_Supplied data_

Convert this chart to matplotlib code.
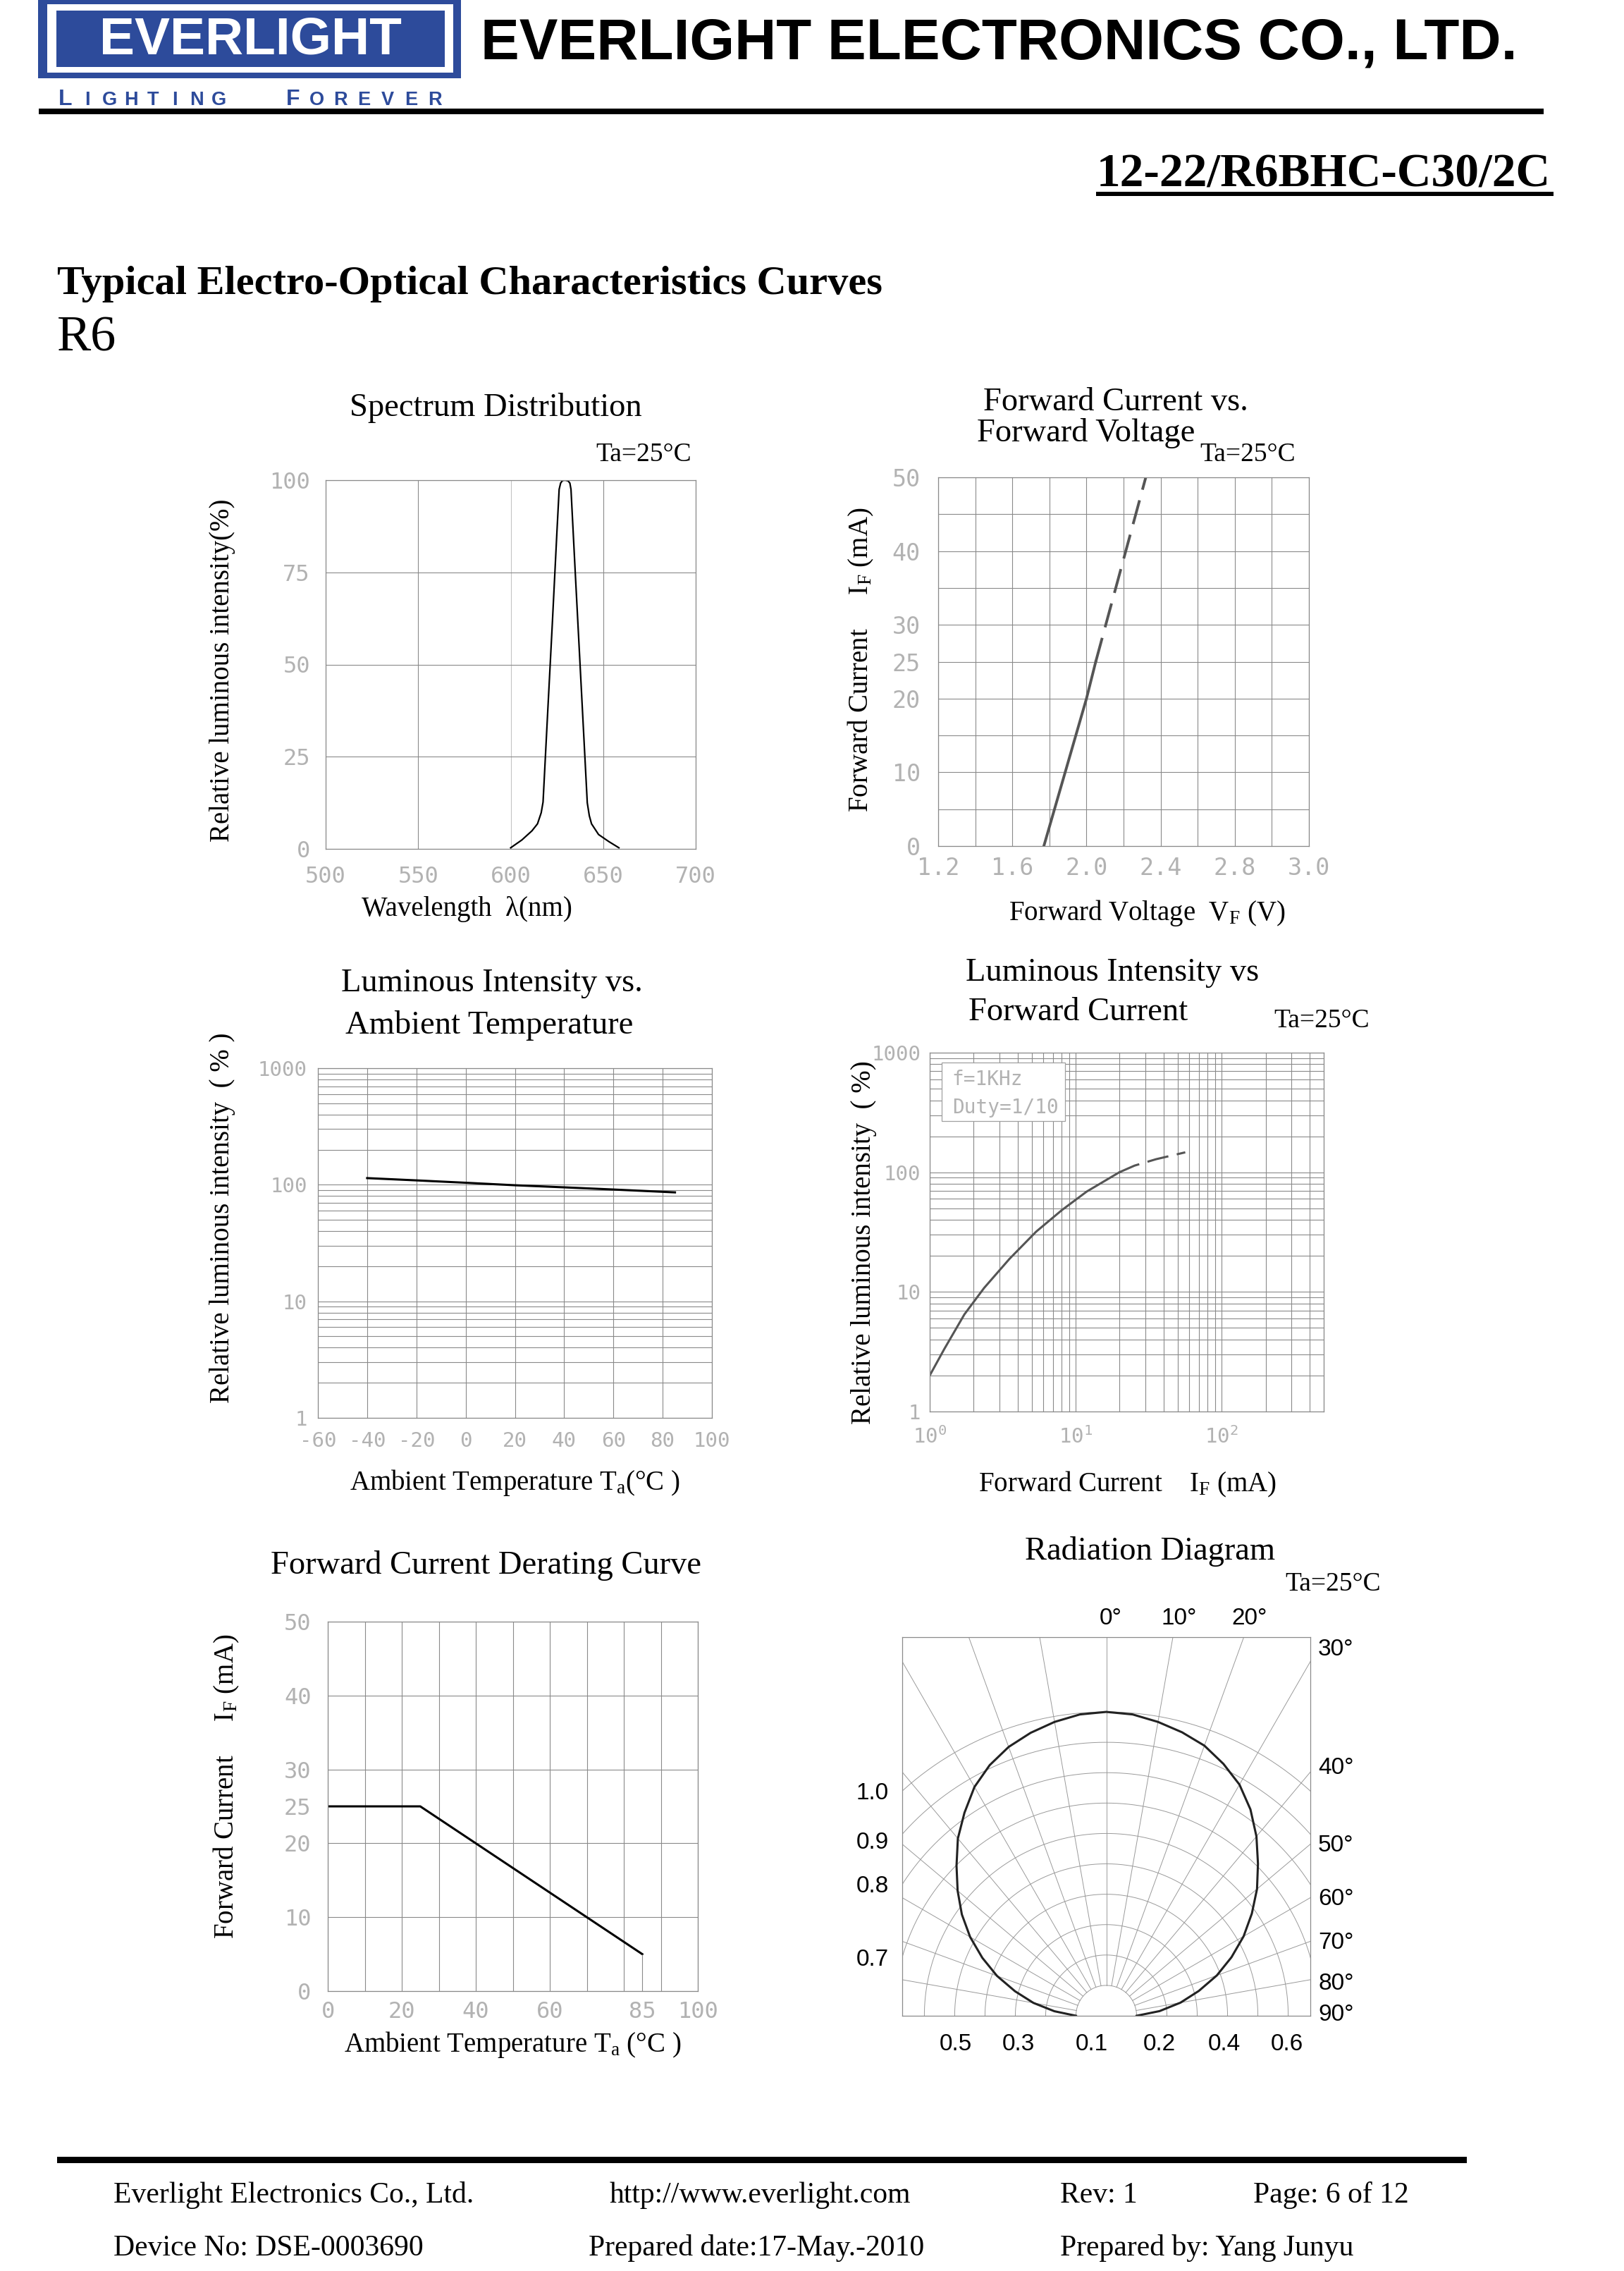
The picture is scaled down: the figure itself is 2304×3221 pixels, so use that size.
"""
Everlight 12-22/R6BHC-C30/2C datasheet page 6: typical electro-optical curves (R6)
"""
import numpy as np
import matplotlib
matplotlib.use("Agg")
import matplotlib.pyplot as plt
from matplotlib.patches import Rectangle
from matplotlib.ticker import LogLocator, NullFormatter

# ---- values ----
spec_wl = [600, 606, 611.5, 614.5, 616.5, 617.5, 620, 622.5, 625, 626.2, 627, 628,
           629.4, 631, 632, 632.6, 635, 637.5, 640, 641.4, 642.5, 643.7, 647.5, 653, 658.5]
spec_rel = [0.3, 2.4, 4.9, 6.8, 9.8, 12.7, 37, 61, 86, 97.5, 99.2, 99.9,
            100, 99.8, 99.2, 97.5, 74, 50, 26, 12.5, 9, 6.8, 3.9, 2.0, 0.3]

vf_solid = [1.77, 2.00, 2.05]
if_solid = [0, 20, 25]
vf_dash = [2.05, 2.32]
if_dash = [25, 50]

ta_temp = [-40, -20, 0, 20, 40, 60, 85]
ta_rel = [114, 109, 104, 99, 95, 91, 86]

liv_if_solid = [1.0, 1.26, 1.73, 2.36, 3.52, 5.36, 8.06, 11.9, 19.9]
liv_rel_solid = [2.0, 3.34, 6.5, 10.8, 18.9, 31.9, 48.4, 69, 100]
liv_if_dash = [19.9, 25.3, 35.5, 56.3]
liv_rel_dash = [100, 113.7, 128.6, 146.8]

der_temp = [0, 25, 85]
der_if = [25, 25, 5]

rad_angle = [-90, -85, -80, -75, -70, -65, -60, -55, -50, -45, -40, -35, -30, -25, -20, -15, -10, -5,
             0, 5, 10, 15, 20, 25, 30, 35, 40, 45, 50, 55, 60, 65, 70, 75, 80, 85, 90]
rad_rel = [0.0, 0.08, 0.16, 0.235, 0.315, 0.39, 0.465, 0.535, 0.60, 0.665, 0.735, 0.795, 0.855,
           0.90, 0.935, 0.96, 0.98, 0.995, 1.0, 0.995, 0.98, 0.962, 0.94, 0.905, 0.865, 0.81,
           0.745, 0.675, 0.61, 0.54, 0.47, 0.395, 0.32, 0.24, 0.165, 0.085, 0.0]

W, H = 2304, 3221
BLUE = '#2d4b9b'
GRID = '#8a8a8a'
TICK_C = '#b2b2b2'
TICK_F = 'DejaVu Sans Mono'
SERIF = 'Liberation Serif'
SANS = 'Liberation Sans'

plt.rcParams['font.family'] = SERIF
plt.rcParams['mathtext.fontset'] = 'custom'
plt.rcParams['mathtext.rm'] = SERIF
plt.rcParams['mathtext.it'] = SERIF + ':italic'
plt.rcParams['mathtext.bf'] = SERIF + ':bold'

fig = plt.figure(figsize=(W / 100, H / 100), dpi=100)


def add_text(x, y, s, **kw):
    kw.setdefault('ha', 'center')
    kw.setdefault('va', 'center')
    return fig.text(x / W, 1 - y / H, s, **kw)


def add_box(x0, y0, x1, y1, color):
    fig.add_artist(Rectangle((x0 / W, 1 - y1 / H), (x1 - x0) / W, (y1 - y0) / H,
                             transform=fig.transFigure, facecolor=color, edgecolor='none'))


def add_axes_px(x0, y0, x1, y1):
    return fig.add_axes([x0 / W, 1 - y1 / H, (x1 - x0) / W, (y1 - y0) / H])


def style(ax, pad_x, pad_y):
    ax.set_axisbelow(True)
    for sp in ax.spines.values():
        sp.set_color(GRID)
        sp.set_linewidth(0.9)
    ax.tick_params(which='both', length=0, labelcolor=TICK_C)
    ax.tick_params(axis='x', pad=pad_x)
    ax.tick_params(axis='y', pad=pad_y)


def tick_kw(size):
    return dict(fontfamily=TICK_F, fontsize=size, color=TICK_C)


TITLE = 33.5

# ---- header ----
add_box(54, 0, 654, 111, BLUE)
add_box(67, 6, 643, 103, 'white')
add_box(80, 15, 631, 95, BLUE)
add_text(355, 57, 'EVERLIGHT', color='white', fontsize=54, weight='bold', family=SANS)
for i, ch in enumerate('LIGHTING'):
    add_text(79 + 14 + i * 31, 149, ch, va='baseline', color=BLUE, weight='bold', family=SANS,
             fontsize=23 if i == 0 else 19.5)
for i, ch in enumerate('FOREVER'):
    add_text(401 + 15 + i * 33.5, 149, ch, va='baseline', color=BLUE, weight='bold', family=SANS,
             fontsize=23 if i == 0 else 19.5)
add_text(682, 83, 'EVERLIGHT ELECTRONICS CO., LTD.', ha='left', va='baseline',
         fontsize=59, weight='bold', family=SANS)
add_box(55, 154, 2190, 162, 'black')

add_text(2200, 265, '12-22/R6BHC-C30/2C', ha='right', va='baseline', fontsize=48.5, weight='bold')
add_box(1555, 272, 2204, 278, 'black')
add_text(81, 417, 'Typical Electro-Optical Characteristics Curves', ha='left', va='baseline',
         fontsize=42, weight='bold')
add_text(81, 497, 'R6', ha='left', va='baseline', fontsize=52)

# ---- spectrum distribution ----
ax1 = add_axes_px(462, 681, 987, 1204)
ax1.plot(spec_wl, spec_rel, color='black', lw=1.6)
ax1.set_xlim(500, 700)
ax1.set_ylim(0, 100)
ax1.set_xticks([500, 550, 600, 650, 700], ['500', '550', '600', '650', '700'], **tick_kw(23))
ax1.set_yticks([0, 25, 50, 75, 100], ['0', '25', '50', '75', '100'], **tick_kw(23))
ax1.grid(color=GRID, lw=0.8)
for gl, v in zip(ax1.get_xgridlines(), [500, 550, 600, 650, 700]):
    if v == 600:
        gl.set_color('#c4c4c4')
style(ax1, 17, 16)
add_text(703, 579, 'Spectrum Distribution', fontsize=TITLE)
add_text(981, 645, 'Ta=25°C', ha='right', fontsize=27)
add_text(662, 1290, 'Wavelength  λ(nm)', fontsize=28)
add_text(316, 951, 'Relative luminous intensity(%)', rotation=90, fontsize=28)

# ---- forward current vs forward voltage ----
ax2 = add_axes_px(1331, 677, 1857, 1200)
ax2.plot(vf_solid, if_solid, color='#555555', lw=2.8)
ax2.plot(vf_dash, if_dash, color='#555555', lw=2.8, dashes=(9, 4))
ax2.set_xlim(1.2, 3.2)
ax2.set_ylim(0, 50)
ax2.set_xticks([1.2, 1.6, 2.0, 2.4, 2.8, 3.2], ['1.2', '1.6', '2.0', '2.4', '2.8', '3.0'],
               **tick_kw(24))
ax2.set_yticks([0, 10, 20, 25, 30, 40, 50], ['0', '10', '20', '25', '30', '40', '50'], **tick_kw(24))
ax2.set_xticks([1.2, 1.4, 1.6, 1.8, 2.0, 2.2, 2.4, 2.6, 2.8, 3.0, 3.2], minor=True)
ax2.set_yticks([0, 5, 10, 15, 20, 25, 30, 35, 40, 45, 50], minor=True)
ax2.grid(which='both', color=GRID, lw=0.8)
style(ax2, 11, 18)
add_text(1395, 571, 'Forward Current vs.', ha='left', fontsize=TITLE)
add_text(1386, 614, 'Forward Voltage', ha='left', fontsize=TITLE)
add_text(1770, 645, 'Ta=25°C', fontsize=27)
add_text(1627, 1295, r'Forward Voltage  V$_\mathrm{F}$ (V)', fontsize=28)
add_text(1221, 936, r'Forward Current     I$_\mathrm{F}$ (mA)', rotation=90, fontsize=28)

# ---- luminous intensity vs ambient temperature ----
ax3 = add_axes_px(451, 1515, 1010, 2011)
ax3.semilogy(ta_temp, ta_rel, color='black', lw=2.2)
ax3.set_xlim(-60, 100)
ax3.set_ylim(1, 1000)
ax3.set_xticks([-60, -40, -20, 0, 20, 40, 60, 80, 100],
               ['-60', '-40', '-20', '0', '20', '40', '60', '80', '100'], **tick_kw(21))
ax3.set_yticks([1, 10, 100, 1000], ['1', '10', '100', '1000'], **tick_kw(21))
ax3.yaxis.set_minor_locator(LogLocator(base=10, subs=(2, 3, 4, 5, 6, 7, 8, 9)))
ax3.yaxis.set_minor_formatter(NullFormatter())
ax3.grid(which='both', color=GRID, lw=0.8)
style(ax3, 14, 11)
add_text(698, 1395, 'Luminous Intensity vs.', fontsize=TITLE)
add_text(694, 1454, 'Ambient Temperature', fontsize=TITLE)
add_text(730, 2103, r'Ambient Temperature T$_\mathrm{a}$(°C )', fontsize=28)
add_text(316, 1727, 'Relative luminous intensity  ( % )', rotation=90, fontsize=28)

# ---- luminous intensity vs forward current ----
ax4 = add_axes_px(1319, 1493, 1878, 2002)
ax4.loglog(liv_if_solid, liv_rel_solid, color='#555555', lw=2.2)
ax4.loglog(liv_if_dash, liv_rel_dash, color='#555555', lw=2.2, dashes=(10, 4))
ax4.set_xlim(1, 500)
ax4.set_ylim(1, 1000)
ax4.set_xticks([1, 10, 100], [r'$\mathregular{10^{0}}$', r'$\mathregular{10^{1}}$',
                              r'$\mathregular{10^{2}}$'], **tick_kw(21))
ax4.set_yticks([1, 10, 100, 1000], ['1', '10', '100', '1000'], **tick_kw(21))
for axis in (ax4.xaxis, ax4.yaxis):
    axis.set_minor_locator(LogLocator(base=10, subs=(2, 3, 4, 5, 6, 7, 8, 9)))
    axis.set_minor_formatter(NullFormatter())
ax4.grid(which='both', color=GRID, lw=0.8)
style(ax4, 15, 9)
ax4.add_patch(Rectangle((0.030, 0.809), 0.313, 0.1635, transform=ax4.transAxes,
                        facecolor='white', edgecolor='#a0a0a0', lw=0.9, zorder=3))
ax4.text(0.057, 0.925, 'f=1KHz', transform=ax4.transAxes, va='center', zorder=4, **tick_kw(20))
ax4.text(0.057, 0.847, 'Duty=1/10', transform=ax4.transAxes, va='center', zorder=4, **tick_kw(20))
add_text(1578, 1380, 'Luminous Intensity vs', fontsize=TITLE)
add_text(1374, 1436, 'Forward Current', ha='left', fontsize=TITLE)
add_text(1875, 1448, 'Ta=25°C', fontsize=27)
add_text(1599, 2105, r'Forward Current    I$_\mathrm{F}$ (mA)', fontsize=28)
add_text(1226, 1762, 'Relative luminous intensity  ( %)', rotation=90, fontsize=28)

# ---- forward current derating curve ----
ax5 = add_axes_px(465, 2300, 990, 2824)
ax5.plot(der_temp, der_if, color='black', lw=2.2)
ax5.vlines(der_temp[-1], 0, der_if[-1], color=GRID, lw=0.8)
ax5.set_xlim(0, 100)
ax5.set_ylim(0, 50)
ax5.set_xticks([0, 20, 40, 60, 85, 100], ['0', '20', '40', '60', '85', '100'], **tick_kw(23))
ax5.set_yticks([0, 10, 20, 25, 30, 40, 50], ['0', '10', '20', '25', '30', '40', '50'], **tick_kw(23))
ax5.set_xticks(list(range(0, 101, 10)), minor=True)
ax5.set_yticks(list(range(0, 51, 10)), minor=True)
ax5.xaxis.remove_overlapping_locs = False
ax5.yaxis.remove_overlapping_locs = False
ax5.grid(which='minor', color=GRID, lw=0.8)
ax5.grid(which='major', visible=False)
style(ax5, 10, 17)
add_text(690, 2221, 'Forward Current Derating Curve', fontsize=TITLE)
add_text(727, 2900, r'Ambient Temperature T$_\mathrm{a}$ (°C )', fontsize=28)
add_text(321, 2534, r'Forward Current     I$_\mathrm{F}$ (mA)', rotation=90, fontsize=28)

# ---- radiation diagram ----
ax6 = add_axes_px(1280, 2322, 1859, 2859)
ax6.set_xlim(-6.73, 6.73)
ax6.set_ylim(0, 12.46)
ax6.set_xticks([])
ax6.set_yticks([])
for sp in ax6.spines.values():
    sp.set_color(GRID)
    sp.set_linewidth(0.9)
th = np.radians(np.linspace(-90, 90, 361))
for r in range(1, 11):
    ax6.plot(r * np.sin(th), r * np.cos(th), color='#9a9a9a', lw=0.7)
for a in range(-80, 81, 10):
    t = np.radians(a)
    ax6.plot([np.sin(t), 20 * np.sin(t)], [np.cos(t), 20 * np.cos(t)], color='#9a9a9a', lw=0.7)
t = np.radians(rad_angle)
r = 1 + 9 * np.array(rad_rel)
ax6.plot(r * np.sin(t), r * np.cos(t), color='#222222', lw=2.2)

add_text(1632, 2200, 'Radiation Diagram', fontsize=TITLE)
add_text(1823, 2247, 'Ta=25°C', ha='left', fontsize=27)
for s, x in [('0°', 1576), ('10°', 1673), ('20°', 1773)]:
    add_text(x, 2295, s, family=SANS, fontsize=24)
for s, y in [('30°', 2339), ('40°', 2507), ('50°', 2617), ('60°', 2693),
             ('70°', 2755), ('80°', 2813), ('90°', 2857)]:
    add_text(1870, y, s, ha='left', family=SANS, fontsize=24)
for s, y in [('1.0', 2543), ('0.9', 2614), ('0.8', 2675), ('0.7', 2780)]:
    add_text(1261, y, s, ha='right', family=SANS, fontsize=24)
for s, x in [('0.5', 1356), ('0.3', 1445), ('0.1', 1549), ('0.2', 1645), ('0.4', 1737), ('0.6', 1826)]:
    add_text(x, 2900, s, family=SANS, fontsize=24)

# ---- footer ----
add_box(81, 3059, 2081, 3068, 'black')
add_text(161, 3124, 'Everlight Electronics Co., Ltd.', ha='left', va='baseline', fontsize=30)
add_text(865, 3124, 'http://www.everlight.com', ha='left', va='baseline', fontsize=30)
add_text(1504, 3124, 'Rev: 1', ha='left', va='baseline', fontsize=30)
add_text(1778, 3124, 'Page: 6 of 12', ha='left', va='baseline', fontsize=30)
add_text(161, 3199, 'Device No: DSE-0003690', ha='left', va='baseline', fontsize=30)
add_text(835, 3199, 'Prepared date:17-May.-2010', ha='left', va='baseline', fontsize=30)
add_text(1504, 3199, 'Prepared by: Yang Junyu', ha='left', va='baseline', fontsize=30)

fig.savefig('out.png', dpi=100)
plt.close(fig)
print("Saved out.png")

_Task brief_
Look through the lines above and collect those with the word "matplotlib".

_Answer in full_
Convert this chart to matplotlib code.
import matplotlib
matplotlib.use("Agg")
import matplotlib.pyplot as plt
from matplotlib.patches import Rectangle
from matplotlib.ticker import LogLocator, NullFormatter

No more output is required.